Quote the whole listing exactly. Leave the pictures out of your copy.

━━━

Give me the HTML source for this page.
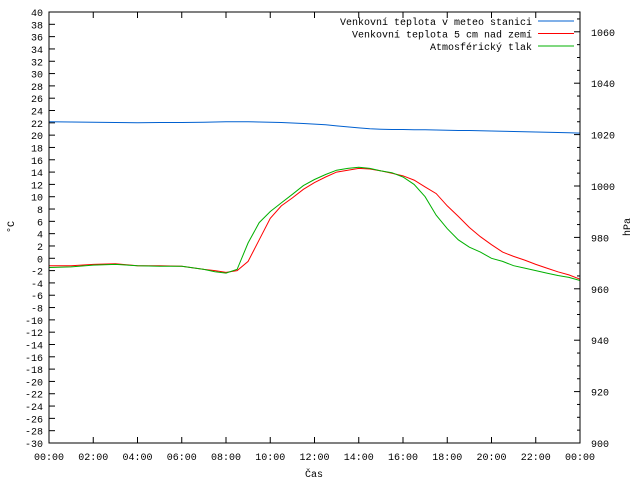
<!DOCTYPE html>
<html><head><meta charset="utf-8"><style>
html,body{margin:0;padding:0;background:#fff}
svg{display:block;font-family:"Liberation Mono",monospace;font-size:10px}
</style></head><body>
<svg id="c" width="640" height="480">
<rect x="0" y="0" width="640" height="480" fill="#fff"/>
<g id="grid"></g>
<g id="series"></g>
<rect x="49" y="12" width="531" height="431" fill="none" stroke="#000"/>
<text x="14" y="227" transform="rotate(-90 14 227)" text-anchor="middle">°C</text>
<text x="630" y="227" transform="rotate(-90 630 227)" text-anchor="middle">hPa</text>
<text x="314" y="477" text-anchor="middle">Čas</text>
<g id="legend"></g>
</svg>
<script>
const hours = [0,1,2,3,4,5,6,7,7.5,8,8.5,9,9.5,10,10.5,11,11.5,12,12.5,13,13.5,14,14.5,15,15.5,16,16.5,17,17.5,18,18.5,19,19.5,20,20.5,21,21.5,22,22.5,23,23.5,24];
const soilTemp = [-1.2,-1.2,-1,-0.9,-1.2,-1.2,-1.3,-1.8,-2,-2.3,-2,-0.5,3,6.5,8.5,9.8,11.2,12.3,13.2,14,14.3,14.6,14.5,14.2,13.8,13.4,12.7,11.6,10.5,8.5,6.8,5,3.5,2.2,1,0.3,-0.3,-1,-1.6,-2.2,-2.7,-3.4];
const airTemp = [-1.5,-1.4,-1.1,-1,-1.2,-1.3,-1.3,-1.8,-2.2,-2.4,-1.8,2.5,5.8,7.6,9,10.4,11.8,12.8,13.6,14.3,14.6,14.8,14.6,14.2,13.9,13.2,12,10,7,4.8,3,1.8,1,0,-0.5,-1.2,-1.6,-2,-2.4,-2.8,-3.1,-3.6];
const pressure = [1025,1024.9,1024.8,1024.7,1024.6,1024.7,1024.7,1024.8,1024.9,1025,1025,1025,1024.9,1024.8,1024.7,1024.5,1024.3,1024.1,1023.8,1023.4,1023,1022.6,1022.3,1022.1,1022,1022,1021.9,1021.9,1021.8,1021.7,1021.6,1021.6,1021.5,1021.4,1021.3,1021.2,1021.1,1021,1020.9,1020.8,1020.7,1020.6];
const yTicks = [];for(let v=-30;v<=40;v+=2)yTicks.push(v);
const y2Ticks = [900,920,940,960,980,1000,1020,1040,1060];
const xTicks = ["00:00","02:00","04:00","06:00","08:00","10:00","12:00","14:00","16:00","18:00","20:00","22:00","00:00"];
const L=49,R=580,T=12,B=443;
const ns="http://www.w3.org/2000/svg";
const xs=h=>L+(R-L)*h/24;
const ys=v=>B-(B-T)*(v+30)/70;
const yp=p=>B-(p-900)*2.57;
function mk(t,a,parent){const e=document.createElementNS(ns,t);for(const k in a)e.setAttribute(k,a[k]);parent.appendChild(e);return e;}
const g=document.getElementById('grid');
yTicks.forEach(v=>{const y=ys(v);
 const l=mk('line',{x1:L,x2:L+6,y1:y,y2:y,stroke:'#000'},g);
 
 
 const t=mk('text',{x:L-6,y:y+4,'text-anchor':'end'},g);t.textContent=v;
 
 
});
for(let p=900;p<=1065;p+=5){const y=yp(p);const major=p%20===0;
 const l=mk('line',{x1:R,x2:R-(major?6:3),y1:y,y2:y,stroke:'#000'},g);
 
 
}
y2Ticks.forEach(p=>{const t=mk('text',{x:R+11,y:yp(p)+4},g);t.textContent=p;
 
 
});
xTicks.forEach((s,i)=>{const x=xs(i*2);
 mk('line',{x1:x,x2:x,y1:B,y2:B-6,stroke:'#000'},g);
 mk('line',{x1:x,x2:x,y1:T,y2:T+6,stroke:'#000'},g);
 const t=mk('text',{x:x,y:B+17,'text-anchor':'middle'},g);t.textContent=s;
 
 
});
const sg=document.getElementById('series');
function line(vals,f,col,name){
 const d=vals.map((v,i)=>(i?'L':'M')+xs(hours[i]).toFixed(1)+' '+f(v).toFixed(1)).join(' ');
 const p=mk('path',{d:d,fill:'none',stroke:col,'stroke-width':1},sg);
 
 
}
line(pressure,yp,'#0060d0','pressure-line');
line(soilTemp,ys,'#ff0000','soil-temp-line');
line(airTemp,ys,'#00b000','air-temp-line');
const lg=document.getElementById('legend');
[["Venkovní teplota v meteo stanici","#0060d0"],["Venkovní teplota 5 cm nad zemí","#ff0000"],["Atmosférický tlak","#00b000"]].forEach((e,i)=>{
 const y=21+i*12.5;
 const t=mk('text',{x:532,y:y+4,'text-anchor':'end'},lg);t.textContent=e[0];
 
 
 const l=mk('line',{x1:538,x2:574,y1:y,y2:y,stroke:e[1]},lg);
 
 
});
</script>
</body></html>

━━━

§ WRITTEN ANSWER
Give me the HTML source for this page.
<!DOCTYPE html>
<html><head><meta charset="utf-8"><style>
html,body{margin:0;padding:0;background:#fff}
svg{display:block;font-family:"Liberation Mono",monospace;font-size:10px}
</style></head><body>
<svg id="c" width="640" height="480">
<rect x="0" y="0" width="640" height="480" fill="#fff"/>
<g id="grid"></g>
<g id="series"></g>
<rect x="49" y="12" width="531" height="431" fill="none" stroke="#000"/>
<text x="14" y="227" transform="rotate(-90 14 227)" text-anchor="middle">°C</text>
<text x="630" y="227" transform="rotate(-90 630 227)" text-anchor="middle">hPa</text>
<text x="314" y="477" text-anchor="middle">Čas</text>
<g id="legend"></g>
</svg>
<script>
const hours = [0,1,2,3,4,5,6,7,7.5,8,8.5,9,9.5,10,10.5,11,11.5,12,12.5,13,13.5,14,14.5,15,15.5,16,16.5,17,17.5,18,18.5,19,19.5,20,20.5,21,21.5,22,22.5,23,23.5,24];
const soilTemp = [-1.2,-1.2,-1,-0.9,-1.2,-1.2,-1.3,-1.8,-2,-2.3,-2,-0.5,3,6.5,8.5,9.8,11.2,12.3,13.2,14,14.3,14.6,14.5,14.2,13.8,13.4,12.7,11.6,10.5,8.5,6.8,5,3.5,2.2,1,0.3,-0.3,-1,-1.6,-2.2,-2.7,-3.4];
const airTemp = [-1.5,-1.4,-1.1,-1,-1.2,-1.3,-1.3,-1.8,-2.2,-2.4,-1.8,2.5,5.8,7.6,9,10.4,11.8,12.8,13.6,14.3,14.6,14.8,14.6,14.2,13.9,13.2,12,10,7,4.8,3,1.8,1,0,-0.5,-1.2,-1.6,-2,-2.4,-2.8,-3.1,-3.6];
const pressure = [1025,1024.9,1024.8,1024.7,1024.6,1024.7,1024.7,1024.8,1024.9,1025,1025,1025,1024.9,1024.8,1024.7,1024.5,1024.3,1024.1,1023.8,1023.4,1023,1022.6,1022.3,1022.1,1022,1022,1021.9,1021.9,1021.8,1021.7,1021.6,1021.6,1021.5,1021.4,1021.3,1021.2,1021.1,1021,1020.9,1020.8,1020.7,1020.6];
const yTicks = [];for(let v=-30;v<=40;v+=2)yTicks.push(v);
const y2Ticks = [900,920,940,960,980,1000,1020,1040,1060];
const xTicks = ["00:00","02:00","04:00","06:00","08:00","10:00","12:00","14:00","16:00","18:00","20:00","22:00","00:00"];
const L=49,R=580,T=12,B=443;
const ns="http://www.w3.org/2000/svg";
const xs=h=>L+(R-L)*h/24;
const ys=v=>B-(B-T)*(v+30)/70;
const yp=p=>B-(p-900)*2.57;
function mk(t,a,parent){const e=document.createElementNS(ns,t);for(const k in a)e.setAttribute(k,a[k]);parent.appendChild(e);return e;}
const g=document.getElementById('grid');
yTicks.forEach(v=>{const y=ys(v);
 const l=mk('line',{x1:L,x2:L+6,y1:y,y2:y,stroke:'#000'},g);
 
 
 const t=mk('text',{x:L-6,y:y+4,'text-anchor':'end'},g);t.textContent=v;
 
 
});
for(let p=900;p<=1065;p+=5){const y=yp(p);const major=p%20===0;
 const l=mk('line',{x1:R,x2:R-(major?6:3),y1:y,y2:y,stroke:'#000'},g);
 
 
}
y2Ticks.forEach(p=>{const t=mk('text',{x:R+11,y:yp(p)+4},g);t.textContent=p;
 
 
});
xTicks.forEach((s,i)=>{const x=xs(i*2);
 mk('line',{x1:x,x2:x,y1:B,y2:B-6,stroke:'#000'},g);
 mk('line',{x1:x,x2:x,y1:T,y2:T+6,stroke:'#000'},g);
 const t=mk('text',{x:x,y:B+17,'text-anchor':'middle'},g);t.textContent=s;
 
 
});
const sg=document.getElementById('series');
function line(vals,f,col,name){
 const d=vals.map((v,i)=>(i?'L':'M')+xs(hours[i]).toFixed(1)+' '+f(v).toFixed(1)).join(' ');
 const p=mk('path',{d:d,fill:'none',stroke:col,'stroke-width':1},sg);
 
 
}
line(pressure,yp,'#0060d0','pressure-line');
line(soilTemp,ys,'#ff0000','soil-temp-line');
line(airTemp,ys,'#00b000','air-temp-line');
const lg=document.getElementById('legend');
[["Venkovní teplota v meteo stanici","#0060d0"],["Venkovní teplota 5 cm nad zemí","#ff0000"],["Atmosférický tlak","#00b000"]].forEach((e,i)=>{
 const y=21+i*12.5;
 const t=mk('text',{x:532,y:y+4,'text-anchor':'end'},lg);t.textContent=e[0];
 
 
 const l=mk('line',{x1:538,x2:574,y1:y,y2:y,stroke:e[1]},lg);
 
 
});
</script>
</body></html>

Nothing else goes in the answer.